Copy out the listing that follows, exact in every word, and skip the images.

● **Given information**

-- begin --

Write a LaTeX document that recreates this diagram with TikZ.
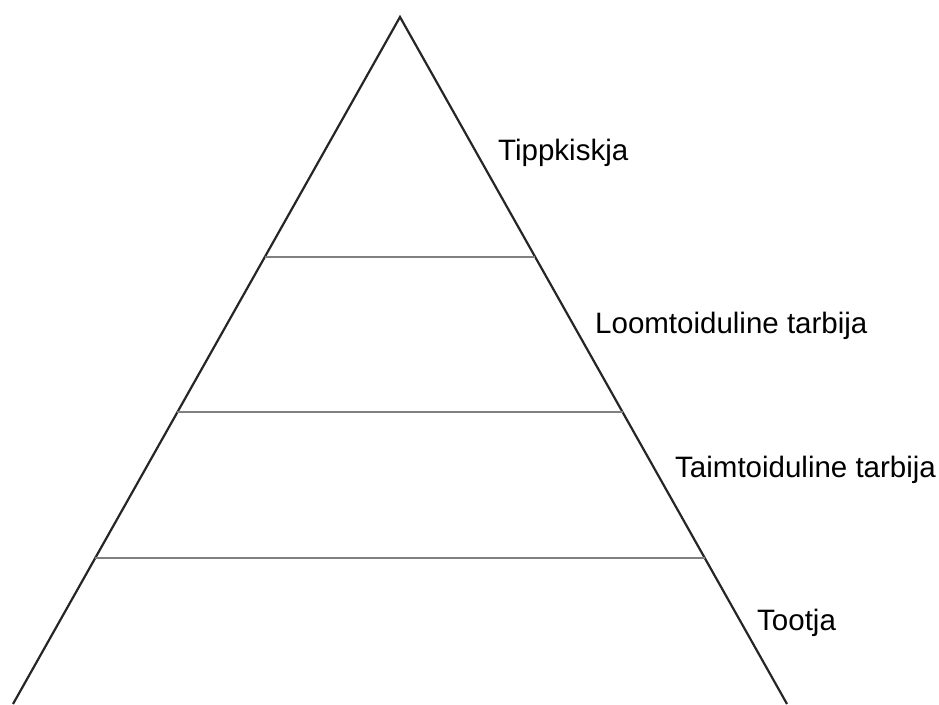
\documentclass[tikz,border=0pt]{standalone}
\usepackage{fontspec}
\setmainfont{Liberation Sans}
\usetikzlibrary{calc}
\definecolor{lgray}{rgb}{0.5, 0.5, 0.5}

\begin{document}
\begin{tikzpicture}[x=1pt, y=-1pt,
    edge/.style={line width=2.2pt, black!85},
    level/.style={line width=2pt, lgray},
    label/.style={anchor=base west, inner sep=0pt, font=\fontsize{29.5}{34}\selectfont}]
    \useasboundingbox (0, 0) rectangle (939, 704);

    \coordinate (top) at (400, 17);
    \coordinate (bl) at (13, 704);
    \coordinate (br) at (787, 704);

    \draw [edge, line join=miter] (bl) -- (top) -- (br);

    \draw [level] ($(top)!0.349!(bl)$) -- ($(top)!0.349!(br)$);
    \draw [level] ($(top)!0.575!(bl)$) -- ($(top)!0.575!(br)$);
    \draw [level] ($(top)!0.7875!(bl)$) -- ($(top)!0.7875!(br)$);

    \node [label] (tipp) at (498, 160) {Tippkiskja};
    \node [label] (loom) at (595, 333) {Loomtoiduline tarbija};
    \node [label] (taim) at (675, 477) {Taimtoiduline tarbija};
    \node [label] (toot) at (757, 630) {Tootja};
  \end{tikzpicture}
\end{document}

-- end --

● **Answer below**
Write a LaTeX document that recreates this diagram with TikZ.
\documentclass[tikz,border=0pt]{standalone}
\usepackage{fontspec}
\setmainfont{Liberation Sans}
\usetikzlibrary{calc}
\definecolor{lgray}{rgb}{0.5, 0.5, 0.5}

\begin{document}
\begin{tikzpicture}[x=1pt, y=-1pt,
    edge/.style={line width=2.2pt, black!85},
    level/.style={line width=2pt, lgray},
    label/.style={anchor=base west, inner sep=0pt, font=\fontsize{29.5}{34}\selectfont}]
    \useasboundingbox (0, 0) rectangle (939, 704);

    \coordinate (top) at (400, 17);
    \coordinate (bl) at (13, 704);
    \coordinate (br) at (787, 704);

    \draw [edge, line join=miter] (bl) -- (top) -- (br);

    \draw [level] ($(top)!0.349!(bl)$) -- ($(top)!0.349!(br)$);
    \draw [level] ($(top)!0.575!(bl)$) -- ($(top)!0.575!(br)$);
    \draw [level] ($(top)!0.7875!(bl)$) -- ($(top)!0.7875!(br)$);

    \node [label] (tipp) at (498, 160) {Tippkiskja};
    \node [label] (loom) at (595, 333) {Loomtoiduline tarbija};
    \node [label] (taim) at (675, 477) {Taimtoiduline tarbija};
    \node [label] (toot) at (757, 630) {Tootja};
  \end{tikzpicture}
\end{document}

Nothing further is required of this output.